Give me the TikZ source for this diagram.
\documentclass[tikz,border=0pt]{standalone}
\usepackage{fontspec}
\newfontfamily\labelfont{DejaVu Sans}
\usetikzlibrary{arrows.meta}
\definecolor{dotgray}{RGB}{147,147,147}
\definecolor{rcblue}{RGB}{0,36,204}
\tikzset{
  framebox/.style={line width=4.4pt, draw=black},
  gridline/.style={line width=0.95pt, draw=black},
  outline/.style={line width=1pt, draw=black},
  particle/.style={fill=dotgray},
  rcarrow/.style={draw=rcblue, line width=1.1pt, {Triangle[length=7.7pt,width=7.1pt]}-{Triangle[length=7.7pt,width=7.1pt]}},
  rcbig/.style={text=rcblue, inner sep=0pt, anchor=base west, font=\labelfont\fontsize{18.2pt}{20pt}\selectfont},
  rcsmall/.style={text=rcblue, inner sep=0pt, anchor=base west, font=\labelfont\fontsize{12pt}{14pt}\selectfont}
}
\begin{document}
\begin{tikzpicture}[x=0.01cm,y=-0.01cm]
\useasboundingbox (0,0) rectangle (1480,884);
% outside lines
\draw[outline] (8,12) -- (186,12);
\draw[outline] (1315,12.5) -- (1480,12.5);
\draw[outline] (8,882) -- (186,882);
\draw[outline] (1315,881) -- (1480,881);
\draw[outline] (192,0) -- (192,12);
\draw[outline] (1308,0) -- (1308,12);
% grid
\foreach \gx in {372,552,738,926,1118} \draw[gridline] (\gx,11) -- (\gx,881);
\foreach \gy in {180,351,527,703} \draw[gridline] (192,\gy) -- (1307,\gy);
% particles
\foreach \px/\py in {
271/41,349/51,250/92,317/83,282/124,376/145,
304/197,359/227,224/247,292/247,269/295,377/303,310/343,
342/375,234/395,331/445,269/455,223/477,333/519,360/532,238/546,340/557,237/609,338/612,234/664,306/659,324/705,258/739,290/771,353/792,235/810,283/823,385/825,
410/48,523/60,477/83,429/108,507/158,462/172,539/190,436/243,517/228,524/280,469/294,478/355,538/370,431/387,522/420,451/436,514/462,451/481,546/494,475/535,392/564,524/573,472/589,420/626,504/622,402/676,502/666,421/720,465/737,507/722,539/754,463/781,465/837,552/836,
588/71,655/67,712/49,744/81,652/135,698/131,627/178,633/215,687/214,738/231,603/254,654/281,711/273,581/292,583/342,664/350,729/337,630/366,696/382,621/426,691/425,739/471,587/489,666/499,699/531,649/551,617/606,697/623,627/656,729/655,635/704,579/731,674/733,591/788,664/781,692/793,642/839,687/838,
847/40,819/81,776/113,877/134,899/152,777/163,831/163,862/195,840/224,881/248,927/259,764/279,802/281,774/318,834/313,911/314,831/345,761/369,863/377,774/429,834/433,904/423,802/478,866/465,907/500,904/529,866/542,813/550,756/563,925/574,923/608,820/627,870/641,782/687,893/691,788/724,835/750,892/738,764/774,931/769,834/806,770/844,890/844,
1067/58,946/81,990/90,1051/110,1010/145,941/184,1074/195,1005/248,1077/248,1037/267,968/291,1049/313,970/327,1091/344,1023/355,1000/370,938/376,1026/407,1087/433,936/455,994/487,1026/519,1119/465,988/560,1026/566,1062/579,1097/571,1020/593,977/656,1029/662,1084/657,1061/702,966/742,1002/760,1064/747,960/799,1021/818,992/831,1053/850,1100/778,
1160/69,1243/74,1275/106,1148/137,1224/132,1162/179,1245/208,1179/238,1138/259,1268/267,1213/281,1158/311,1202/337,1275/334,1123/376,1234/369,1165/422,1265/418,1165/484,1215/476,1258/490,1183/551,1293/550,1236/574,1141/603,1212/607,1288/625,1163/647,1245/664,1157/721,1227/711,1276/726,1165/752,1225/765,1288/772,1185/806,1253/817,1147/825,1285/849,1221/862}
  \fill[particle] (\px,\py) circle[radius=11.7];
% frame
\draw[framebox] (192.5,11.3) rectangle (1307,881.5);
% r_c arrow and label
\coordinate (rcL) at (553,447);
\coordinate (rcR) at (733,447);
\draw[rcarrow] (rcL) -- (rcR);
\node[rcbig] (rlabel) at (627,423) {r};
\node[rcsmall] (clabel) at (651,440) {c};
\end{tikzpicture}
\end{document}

* _Task to carry out_: Each line of the material above must be retyped precisely.

* _In response_:
Give me the TikZ source for this diagram.
\documentclass[tikz,border=0pt]{standalone}
\usepackage{fontspec}
\newfontfamily\labelfont{DejaVu Sans}
\usetikzlibrary{arrows.meta}
\definecolor{dotgray}{RGB}{147,147,147}
\definecolor{rcblue}{RGB}{0,36,204}
\tikzset{
  framebox/.style={line width=4.4pt, draw=black},
  gridline/.style={line width=0.95pt, draw=black},
  outline/.style={line width=1pt, draw=black},
  particle/.style={fill=dotgray},
  rcarrow/.style={draw=rcblue, line width=1.1pt, {Triangle[length=7.7pt,width=7.1pt]}-{Triangle[length=7.7pt,width=7.1pt]}},
  rcbig/.style={text=rcblue, inner sep=0pt, anchor=base west, font=\labelfont\fontsize{18.2pt}{20pt}\selectfont},
  rcsmall/.style={text=rcblue, inner sep=0pt, anchor=base west, font=\labelfont\fontsize{12pt}{14pt}\selectfont}
}
\begin{document}
\begin{tikzpicture}[x=0.01cm,y=-0.01cm]
\useasboundingbox (0,0) rectangle (1480,884);
% outside lines
\draw[outline] (8,12) -- (186,12);
\draw[outline] (1315,12.5) -- (1480,12.5);
\draw[outline] (8,882) -- (186,882);
\draw[outline] (1315,881) -- (1480,881);
\draw[outline] (192,0) -- (192,12);
\draw[outline] (1308,0) -- (1308,12);
% grid
\foreach \gx in {372,552,738,926,1118} \draw[gridline] (\gx,11) -- (\gx,881);
\foreach \gy in {180,351,527,703} \draw[gridline] (192,\gy) -- (1307,\gy);
% particles
\foreach \px/\py in {
271/41,349/51,250/92,317/83,282/124,376/145,
304/197,359/227,224/247,292/247,269/295,377/303,310/343,
342/375,234/395,331/445,269/455,223/477,333/519,360/532,238/546,340/557,237/609,338/612,234/664,306/659,324/705,258/739,290/771,353/792,235/810,283/823,385/825,
410/48,523/60,477/83,429/108,507/158,462/172,539/190,436/243,517/228,524/280,469/294,478/355,538/370,431/387,522/420,451/436,514/462,451/481,546/494,475/535,392/564,524/573,472/589,420/626,504/622,402/676,502/666,421/720,465/737,507/722,539/754,463/781,465/837,552/836,
588/71,655/67,712/49,744/81,652/135,698/131,627/178,633/215,687/214,738/231,603/254,654/281,711/273,581/292,583/342,664/350,729/337,630/366,696/382,621/426,691/425,739/471,587/489,666/499,699/531,649/551,617/606,697/623,627/656,729/655,635/704,579/731,674/733,591/788,664/781,692/793,642/839,687/838,
847/40,819/81,776/113,877/134,899/152,777/163,831/163,862/195,840/224,881/248,927/259,764/279,802/281,774/318,834/313,911/314,831/345,761/369,863/377,774/429,834/433,904/423,802/478,866/465,907/500,904/529,866/542,813/550,756/563,925/574,923/608,820/627,870/641,782/687,893/691,788/724,835/750,892/738,764/774,931/769,834/806,770/844,890/844,
1067/58,946/81,990/90,1051/110,1010/145,941/184,1074/195,1005/248,1077/248,1037/267,968/291,1049/313,970/327,1091/344,1023/355,1000/370,938/376,1026/407,1087/433,936/455,994/487,1026/519,1119/465,988/560,1026/566,1062/579,1097/571,1020/593,977/656,1029/662,1084/657,1061/702,966/742,1002/760,1064/747,960/799,1021/818,992/831,1053/850,1100/778,
1160/69,1243/74,1275/106,1148/137,1224/132,1162/179,1245/208,1179/238,1138/259,1268/267,1213/281,1158/311,1202/337,1275/334,1123/376,1234/369,1165/422,1265/418,1165/484,1215/476,1258/490,1183/551,1293/550,1236/574,1141/603,1212/607,1288/625,1163/647,1245/664,1157/721,1227/711,1276/726,1165/752,1225/765,1288/772,1185/806,1253/817,1147/825,1285/849,1221/862}
  \fill[particle] (\px,\py) circle[radius=11.7];
% frame
\draw[framebox] (192.5,11.3) rectangle (1307,881.5);
% r_c arrow and label
\coordinate (rcL) at (553,447);
\coordinate (rcR) at (733,447);
\draw[rcarrow] (rcL) -- (rcR);
\node[rcbig] (rlabel) at (627,423) {r};
\node[rcsmall] (clabel) at (651,440) {c};
\end{tikzpicture}
\end{document}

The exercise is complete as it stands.